Feltrinelli is perhaps most famous for his decision to translate and publish Boris Pasternak's novel Doctor Zhivago in the West after the manuscript was smuggled out of the Soviet Union. He died violently under mysterious circumstances.
Giangiacomo Feltrinelli was born in 1926 into one of Italy's wealthiest families, perhaps originating in Feltre. His father Carlo controlled numerous companies including Credito Italiano, Edison and Legnami Feltrinelli, which managed vast lumber holdings in central Europe, some having provided sleepers for the enormous extension of Italian railway tracks in the nineteenth century. Carlo died in 1935. At the instigation of Giangiacomo's monarchist mother, Benito Mussolini had him created marquess of Gargnano at the age of twelve. His mother Giannalisa Gianzana Feltrinelli married in 1940 Luigi Barzini, editor of the Italian newspaper Corriere della Sera. During the Second World War the family left the Villa Feltrinelli in Gargnano north of Salò to be occupied by Mussolini and moved to Monte Argentario.
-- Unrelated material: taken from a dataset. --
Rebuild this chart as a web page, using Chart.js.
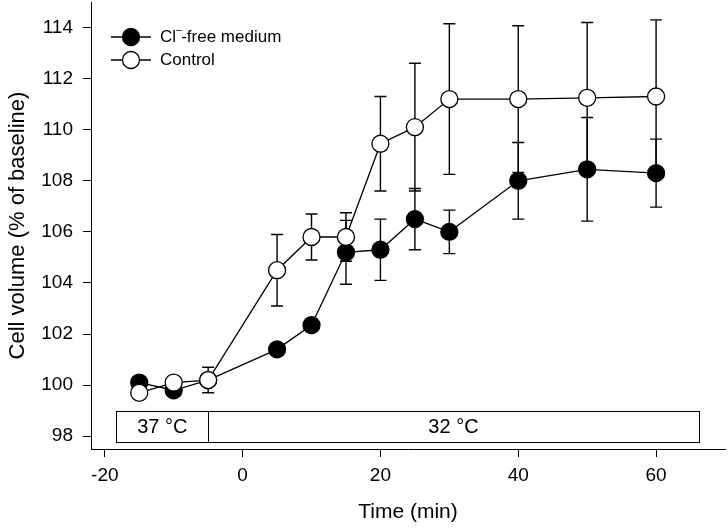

The young Giangiacomo first took an interest in the living conditions of workers and the poor during discussions with the staff who ran his family's estate. He came to believe that under capitalism most people could never attain his privileges and were compelled to sell their labour for a pittance to industrialists and landowners. During the latter stages of the Second World War, Giangiacomo joined the Legnano Combat Group and at the same time enrolled in the Italian Communist Party (PCI), fighting the invading German army and the remnants of Mussolini's regime.